» WHAT THE TASK ASKS: The copy must start at the line that contains "Convert this chart" and finish at the line that contains "Line, XAxis, YAxis", reproducing each line exactly. Any picture in that span is omitted.
⟨
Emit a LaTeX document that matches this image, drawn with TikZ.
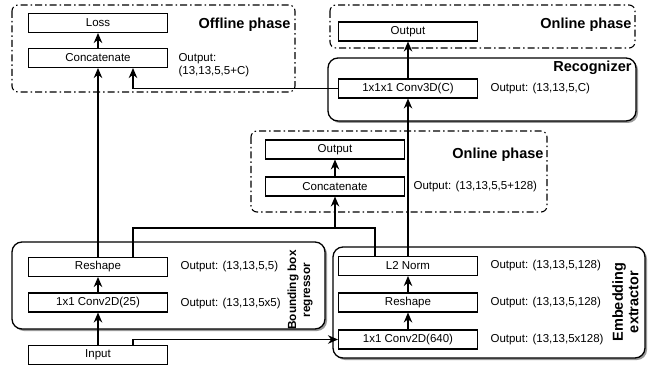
\documentclass[tikz,border=0pt]{standalone}
\usepackage{fontspec}
\setmainfont{Liberation Sans}
\usetikzlibrary{arrows.meta,shadows}

\tikzset{
    phase/.style={rounded corners=6pt,line width=1.1pt,dash pattern=on 7pt off 3pt on 1.5pt off 3pt},
    part/.style={rounded corners=10pt,line width=1.3pt,fill=white,
                 drop shadow={shadow xshift=2pt,shadow yshift=-2pt,fill=black!40,opacity=1}},
    layer/.style={draw,rectangle,line width=1.1pt,fill=white,minimum width=139pt,minimum height=19pt,inner sep=0pt},
    title/.style={inner sep=0pt,font=\bfseries\fontsize{14.5}{15.5}\selectfont}
}

\begin{document}
\begin{tikzpicture}[x=1pt,y=-1pt,line width=1.1pt,font=\fontsize{11.5}{12.5}\selectfont]
\useasboundingbox (0,0) rectangle (655,366);

% frames
\draw[phase] (12,5) rectangle (295,92);
\draw[phase] (330,5) rectangle (635,48);
\draw[phase] (251,131) rectangle (547,212);
\draw[part] (328,58) rectangle (636,121);
\draw[part] (12,242) rectangle (325,329);
\draw[part] (333,247) rectangle (645,358);

\begin{scope}[every node/.style={layer}]
    \node (Loss) at (98,23) {Loss};
    \node (CatOff) at (98,58) {Concatenate};
    \node (OutA) at (408,31.5) {Output};
    \node (Conv3) at (408,88.5) {1x1x1 Conv3D(C)};
    \node (OutB) at (335,149.5) {Output};
    \node (CatOn) at (335,186.5) {Concatenate};
    \node (ReshA) at (98,267) {Reshape};
    \node (ConvA) at (98,302.5) {1x1 Conv2D(25)};
    \node (In) at (98,355) {Input};
    \node (Norm) at (408,266) {L2 Norm};
    \node (ReshB) at (408,302.5) {Reshape};
    \node (ConvB) at (408,339.5) {1x1 Conv2D(640)};
\end{scope}

\begin{scope}[every node/.style={anchor=west,align=left,inner sep=0pt}]
    \node (oCatOff) at (178,65) {Output:\\(13,13,5,5+C)};
    \node (oConv3) at (490,88.5) {Output: (13,13,5,C)};
    \node (oCatOn) at (413,186.5) {Output: (13,13,5,5+128)};
    \node (oReshA) at (180,267) {Output: (13,13,5,5)};
    \node (oConvA) at (180,304) {Output: (13,13,5x5)};
    \node (oNorm) at (490,266) {Output: (13,13,5,128)};
    \node (oReshB) at (490,302.5) {Output: (13,13,5,128)};
    \node (oConvB) at (490,339.5) {Output: (13,13,5x128)};
\end{scope}

\begin{scope}[every node/.style={title}]
    \node[anchor=east] (tOff) at (291,25) {Offline phase};
    \node[anchor=east] (tOnA) at (632,25) {Online phase};
    \node[anchor=east] (tRec) at (632,68) {Recognizer};
    \node[anchor=east] (tOnB) at (544,155) {Online phase};
    \node[rotate=90,align=center,font=\bfseries\fontsize{11.8}{14}\selectfont] (tBB) at (300,290) {Bounding box\\regressor};
    \node[rotate=90,align=center] (tEmb) at (625.5,302) {Embedding\\extractor};
\end{scope}

\begin{scope}[>={Stealth[length=10pt,width=8.5pt]}]
    \coordinate (J) at (335,228);
    \draw[->] (In) -- (ConvA);
    \draw[->] (ConvA) -- (ReshA);
    \draw[->] (ReshA) -- (CatOff);
    \draw[->] (CatOff) -- (Loss);
    \draw[->] (Conv3.west) -| ([xshift=35pt]CatOff.south);
    \draw[->] (Conv3) -- (OutA);
    \draw[->] (Norm) -- (Conv3);
    \draw[->] (ConvB) -- (ReshB);
    \draw[->] (ReshB) -- (Norm);
    \draw ([xshift=35pt]ReshA.north) |- (J) -| ([xshift=-33pt]Norm.north);
    \draw[->] (J) -- (CatOn);
    \draw[->] (CatOn) -- (OutB);
    \draw[->] ([xshift=35pt]In.north) |- (ConvB.west);
\end{scope}
\end{tikzpicture}
\end{document}
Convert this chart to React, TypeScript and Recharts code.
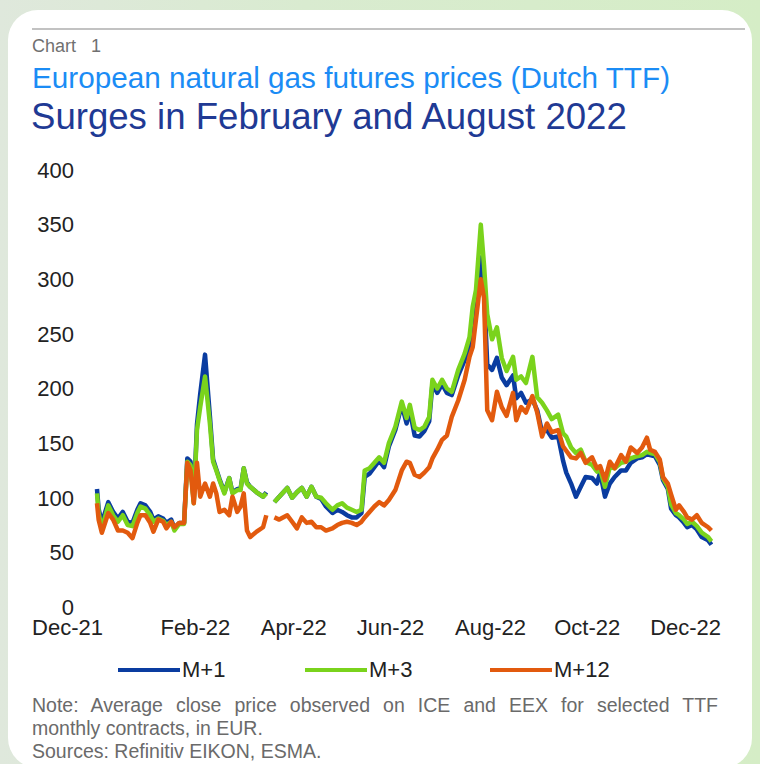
import { LineChart, Line, XAxis, YAxis } from 'recharts';

// trading days counted from the Dec-21 tick
const days = [
  0, 1, 3, 7, 10, 13, 16, 19, 22, 25,
  27, 30, 33, 35, 38, 41, 43, 46, 48, 51,
  54, 56, 58, 60, 62, 64, 67, 70, 72, 74,
  76, 79, 82, 84, 87, 89, 91, 93, 95, 99,
  103, 105, 107, 110, 113, 118, 121, 124, 127, 130,
  133, 136, 139, 142, 146, 149, 152, 155, 158, 161,
  164, 166, 169, 172, 175, 178, 181, 185, 189, 192,
  194, 197, 200, 203, 206, 208, 211, 214, 217, 220,
  224, 228, 231, 233, 235, 238, 240, 242, 245, 248,
  251, 254, 258, 260, 263, 266, 270, 273, 276, 279,
  282, 286, 289, 291, 294, 297, 300, 303, 307, 310,
  312, 315, 318, 321, 325, 328, 331, 335, 338, 341,
  343, 346, 349, 351, 354, 356, 359, 361, 364, 366,
  369, 372, 375, 379, 381,
];

const m1 = [
  108, 90, 77, 96, 87, 81, 87, 78, 77, 89,
  95, 93, 87, 80, 83, 81, 77, 80, 72, 77,
  77, 136, 133, 97, 167, 195, 231, 175, 135, 126,
  117, 105, 118, 105, 108, 108, 127, 114, 110, 105,
  101, 105, null, 96, 101, 109, 100, 105, 109, 101,
  110, 101, 99, 92, 86, 89, 87, 84, 82, 82,
  86, 119, 122, 128, 134, 128, 147, 162, 185, 168,
  180, 157, 156, 161, 170, 204, 196, 204, 196, 194,
  212, 226, 240, 263, 280, 320, 290, 222, 217, 228,
  210, 203, 212, 191, 196, 187, 190, 180, 160, 162,
  155, 156, 134, 123, 113, 101, 110, 119, 118, 113,
  123, 101, 113, 119, 125, 125, 132, 136, 137, 140,
  139, 138, 130, 116, 108, 90, 84, 82, 77, 73,
  75, 71, 64, 61, 57,
];

const m3 = [
  104, 86, 72, 93, 84, 78, 84, 75, 74, 86,
  92, 90, 84, 78, 81, 79, 75, 78, 70, 76,
  76, 133, 130, 95, 162, 183, 211, 168, 133, 125,
  116, 104, 118, 104, 107, 107, 127, 113, 110, 105,
  101, 104, null, 96, 101, 109, 100, 105, 109, 101,
  110, 101, 100, 95, 89, 93, 95, 91, 89, 87,
  89, 125, 127, 132, 137, 132, 150, 165, 188, 173,
  185, 164, 162, 165, 174, 208, 200, 208, 200, 197,
  217, 232, 247, 275, 290, 350, 313, 268, 245, 256,
  228, 216, 229, 208, 211, 205, 229, 192, 187, 180,
  172, 176, 159, 156, 146, 141, 144, 133, 130, 124,
  126, 110, 128, 127, 132, 133, 136, 138, 139, 142,
  141, 140, 133, 118, 110, 94, 86, 84, 80, 76,
  78, 74, 68, 64, 60,
];

const m12 = [
  95, 80, 68, 86, 80, 70, 70, 68, 63, 77,
  84, 84, 77, 69, 80, 78, 72, 78, 73, 77,
  77, 132, 125, 95, 132, 101, 113, 101, 113, 104,
  87, 89, 84, 101, 87, 92, 104, 70, 64, 69,
  73, 84, null, 82, 80, 84, 78, 72, 82, 77,
  78, 73, 73, 70, 72, 75, 77, 78, 77, 75,
  78, 82, 87, 92, 96, 93, 98, 107, 125, 133,
  132, 121, 119, 123, 128, 136, 144, 153, 157, 174,
  189, 208, 229, 238, 263, 300, 283, 180, 171, 197,
  183, 175, 196, 171, 183, 178, 193, 178, 156, 168,
  160, 162, 147, 143, 137, 136, 141, 132, 137, 127,
  129, 116, 133, 127, 139, 133, 146, 141, 146, 155,
  144, 142, 135, 119, 113, 103, 89, 93, 87, 82,
  80, 84, 77, 73, 70,
];

const tickDays = [0, 61, 122, 182, 244, 304, 365];
const tickLabels = ['Dec-21', 'Feb-22', 'Apr-22', 'Jun-22', 'Aug-22', 'Oct-22', 'Dec-22'];
const yTicks = [0, 50, 100, 150, 200, 250, 300, 350, 400];

const seriesNames = ['M+1', 'M+3', 'M+12'];
const COLORS = ['#0a3ca0', '#7ad31c', '#e25a0e'];

const rows = days.map((d, i) => ({ d, m1: m1[i], m3: m3[i], m12: m12[i] }));

const FONT = "'Liberation Sans', Arial, sans-serif";

function XTick(props: any) {
  const { x, y, index } = props;
  const first = index === 0;
  return (
    <text
      x={first ? x + 6 : x}
      y={y}
      dy={24}
      textAnchor={first ? 'end' : 'middle'}
      fill="#222"
      fontSize={22}
      fontFamily={FONT}
    >
      {tickLabels[index]}
    </text>
  );
}

export default function App() {
  return (
    <div
      style={{
        position: 'absolute',
        left: 0,
        top: 0,
        width: 760,
        height: 764,
        overflow: 'hidden',
        background: 'linear-gradient(90deg, #dfe8dc 0%, #d9ebd0 40%, #d5edc6 100%)',
        fontFamily: FONT,
      }}
    >
      <div
        style={{
          position: 'absolute',
          left: 8,
          top: 10,
          width: 744,
          height: 758,
          background: '#fff',
          borderRadius: 30,
        }}
      />
      <div style={{ position: 'absolute', left: 32, top: 28, width: 713, height: 2, background: '#c2c2c2' }} />

      <div style={{ position: 'absolute', left: 32, top: 36, fontSize: 18, color: '#707070', whiteSpace: 'pre' }}>
        {'Chart   1'}
      </div>
      <div style={{ position: 'absolute', left: 32, top: 61, fontSize: 29.7, color: '#1b8cf5', whiteSpace: 'nowrap' }}>
        European natural gas futures prices (Dutch TTF)
      </div>
      <div style={{ position: 'absolute', left: 31, top: 96, fontSize: 36.6, color: '#1f3a94', whiteSpace: 'nowrap' }}>
        Surges in February and August 2022
      </div>

      <div style={{ position: 'absolute', left: 0, top: 0 }}>
        <LineChart width={760} height={700} data={rows} margin={{ top: 170, right: 47, bottom: 63, left: 0 }}>
          <XAxis
            dataKey="d"
            type="number"
            domain={[0, 382]}
            ticks={tickDays}
            interval={0}
            axisLine={false}
            tickLine={false}
            tickSize={0}
            tickMargin={4}
            tick={<XTick />}
          />
          <YAxis
            type="number"
            domain={[0, 400]}
            ticks={yTicks}
            interval={0}
            width={97}
            axisLine={false}
            tickLine={false}
            tickSize={0}
            tickMargin={23}
            tick={{ fill: '#222', fontSize: 22, fontFamily: FONT }}
          />
          <Line dataKey="m1" name={seriesNames[0]} stroke={COLORS[0]} strokeWidth={4.5} dot={false} isAnimationActive={false} strokeLinejoin="round" />
          <Line dataKey="m3" name={seriesNames[1]} stroke={COLORS[1]} strokeWidth={4.5} dot={false} isAnimationActive={false} strokeLinejoin="round" />
          <Line dataKey="m12" name={seriesNames[2]} stroke={COLORS[2]} strokeWidth={4.5} dot={false} isAnimationActive={false} strokeLinejoin="round" />
        </LineChart>
      </div>

      {seriesNames.map((name, i) => (
        <div
          key={name}
          style={{ position: 'absolute', left: [118, 305, 490][i], top: 657, display: 'flex', alignItems: 'center', fontSize: 22, color: '#222' }}
        >
          <span style={{ display: 'inline-block', width: 62, height: 4, background: COLORS[i], marginRight: 2 }} />
          <span>{name}</span>
        </div>
      ))}

      <div style={{ position: 'absolute', left: 32, top: 694, width: 686, fontSize: 19.5, lineHeight: '23px', color: '#6a6a6a' }}>
        <div style={{ textAlign: 'justify', textAlignLast: 'justify' }}>
          Note: Average close price observed on ICE and EEX for selected TTF
        </div>
        <div>monthly contracts, in EUR.</div>
        <div>Sources: Refinitiv EIKON, ESMA.</div>
      </div>
    </div>
  );
}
⟩
» WRITTEN SOLUTION:
Convert this chart to React, TypeScript and Recharts code.
import { LineChart, Line, XAxis, YAxis } from 'recharts';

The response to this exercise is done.